Under this language, the Division could make a determination outside the context of an enforcement action, or at any time during an enforcement action, that a source has established the affirmative defense. If we were to approve section II.J.5, a court might conclude that we had ceded the authority to the Division to make this determination, not just for the State, but on behalf of EPA and citizens as well. Consequently, a court might also view the Division's determination that a source had established the affirmative defense as barring an EPA or citizen action for penalties.

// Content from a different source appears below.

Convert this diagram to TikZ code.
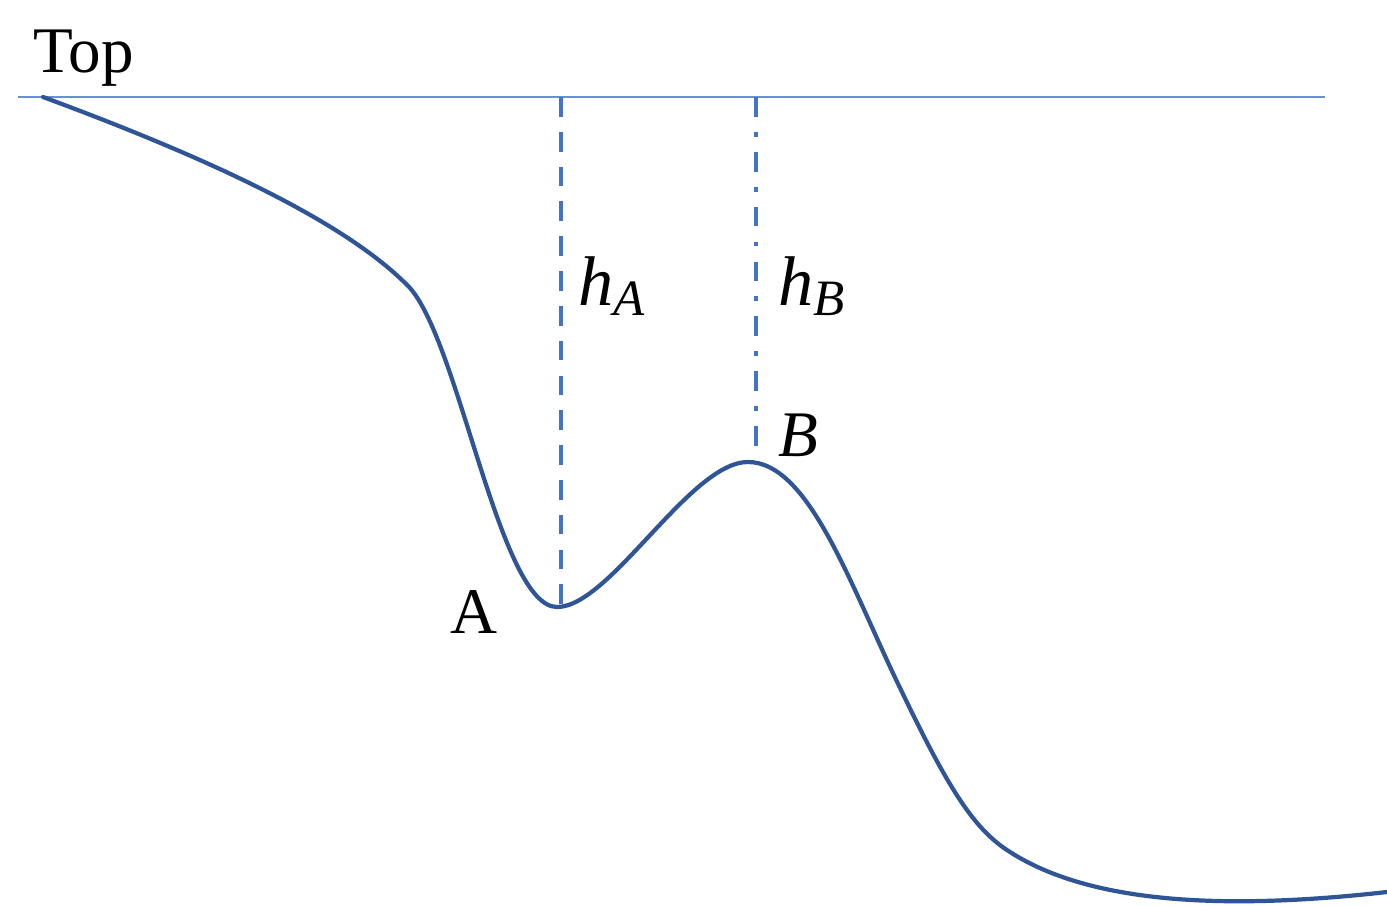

As we stated in the September 1999 memoranda, we do not intend to approve SIP language that would allow a state's decision to constrain our or citizens' enforcement discretion. To do so would be inconsistent with the regulatory scheme established in Title I of the Act, which allows independent EPA and citizen enforcement of violations, regardless of a state's decisions regarding those violations and any potential defenses. [3]

Section 110(l) of the Clean Air Act states that a SIP revision cannot be approved if the revision would interfere with any applicable requirement concerning attainment and reasonable further progress towards attainment of the NAAQS or any other applicable requirements of the Act. The Colorado SIP revision that is the subject of this document does not interfere with the maintenance of the NAAQS or any other applicable requirement of the Act. The July 31, 2002 submittal merely adopts affirmative defense provisions for source owners and operators for excess emissions during periods of startup and shutdown. These provisions provide, that in the context of an enforcement action for excess emissions, a source can be excused from penalties (but not injunctive relief) if the source can demonstrate that it meets certain objective criteria. Therefore, section 110(l) requirements are satisfied.

III. Final Action Back to Top

We are approving sections II.J.1 through II.J.4 of the Common Provisions Regulation submitted on July 31, 2002 for the reasons expressed above. We are disapproving section II.J.5 of the Common Provisions Regulation submitted on July 31, 2002 because this section is inconsistent with the Clean Air Act.

IV. Statutory and Executive Order Reviews Back to Top

A. Executive Order 12866, Regulatory Planning and Review

The Office of Management and Budget (OMB) has exempted this regulatory action from Executive Order 12866, entitled “Regulatory Planning and Review.”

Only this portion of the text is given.